Interventionen verpuffen

Starker Franken: Sorge um Arbeitsplätze

Die Schweizer Wirtschaft hat die Rezession besser bewältigt andere. Anleger flüchten in den Schweizerfranken und treiben damit den Kurs in die Höhe. Nun leiden viele Betriebe unter dem harten Franken. Und die Gewerkschaften fordern von der Politik, gegen den Franken-Höhenflug zu intervenieren. Andernfalls drohe der Verlust von Arbeitsplätzen.

Morgenjournal, 16.09.2010

Anstieg um 20 Prozent

Der Wert des Schweizerfrankens scheint keine Obergrenze mehr zu kennen. Seit Jahresbeginn ist er gegenüber dem Euro um 14 Prozent gestiegen. Wurde ein Euro Anfang des Jahres noch um 1,50 Franken gehandelt, taucht er jetzt regelmäßig unter die 1,30 Marke. In den letzten drei Jahren hat der Franken im Vergleich zum Euro gar um mehr als 20 Prozent zugelegt. Eine harte Nuss für die helvetische Exportwirtschaft, die mehr als die Hälfte ihres Geschäfts im Euro-Raum macht. Nun sind dort die Schweizer Waren teurer.

Sorge um Arbeitsplätze

Besonders das rasche Tempo der Franken-Aufwertung mache den Unternehmen zu schaffen, sagt Johann Schneider-Ammann, Präsident des Schweizer Maschinen- und Metallindustrieverbandes. Das könne man in der Industrie nicht im gleichen Zeitraum wettmachen. Konjunkturexperten warnen, dass die schockartige Franken-Aufwertung den Wirtschaftsaufschwung bremsen könnte. Dem wollen die Arbeitnehmervertreter nicht mehr länger zusehen. Bleibe der Franken so stark, müssten viele Unternehmen schließen oder die Produktion ins Ausland verlagern.

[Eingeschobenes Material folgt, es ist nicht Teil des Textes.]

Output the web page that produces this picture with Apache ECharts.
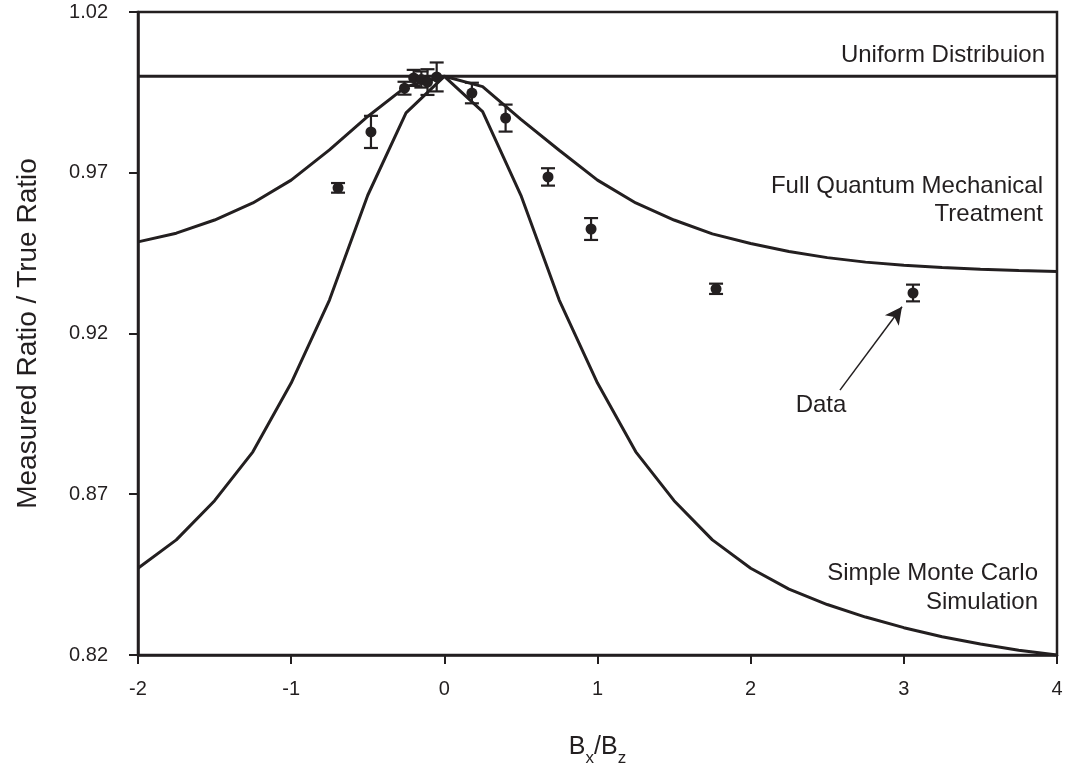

Gewerkschaft für Spekulantensteuer

Deshalb müssten der Bund und die Nationalbank gegensteuern, verlangt der Chefökonom des Gewerkschaftsbunds, Daniel Lampart: "Wir sind in einer absoluten Notsituation." Wenn der politische Wille vorhanden wäre, könnte man die Stärke des Frankens bekämpfen, so Lampart. "Es darf nicht sein, dass die Spekulanten auf Kosten der Arbeitnehmer in der Schweiz Gewinne machen." Konkret verlangen die Gewerkschafter die Einführung einer Transaktionssteuer, um kurzfristige Devisenspekulationen zu bremsen. Zudem solle die Nationalbank mit Deviseninterventionen den Euro stärken und den Franken schwächen. So könne der Aufwärtstrend gebrochen werden, sind die Gewerkschafter überzeugt.

Interventionen verpuffen

Das sieht Janwillem Acket, Chefökonom von der Bank Julius Bär, anders. Seiner Meinung nach würde eine Wechselkursintervention an den Märkten eher wirkungslos bleiben: "Der Zug in den Franken wird damit nicht abgewürgt, sondern eventuell noch weiter angestachelt." Deshalb haben die Schweizer Währungshüter, die lange versucht hatten, den Franken zu schwächen, damit aufgehört. Die Nationalbank hatte von Anfang 2009 bis Mitte 2010 mehr als 100 Milliarden Euro aufgekauft und Franken abgestoßen. Mit dem Ergebnis, dass dieser trotzdem stärker wurde, die Nationalbank aber inzwischen auf einem Berg von Euro sitzt und damit Wechselkursverluste in Milliardenhöhe eingefahren hat.

Kostenfalle Frankenkredite

Der Franken dürfte unterdessen weiter stark bleiben, zumindest so lange, bis sich die Konjunkturaussichten im Euro-Raum wieder aufhellen. Bis dahin müssen nicht nur die Schweizer Exporteure den Gürtel enger schnallen, sondern auch die vielen Frankenkreditnehmer im Ausland. Unter anderem müssen auch die österreichischen Häuslebauer mit Frankenkrediten zurzeit sehr tief in die Tasche greifen.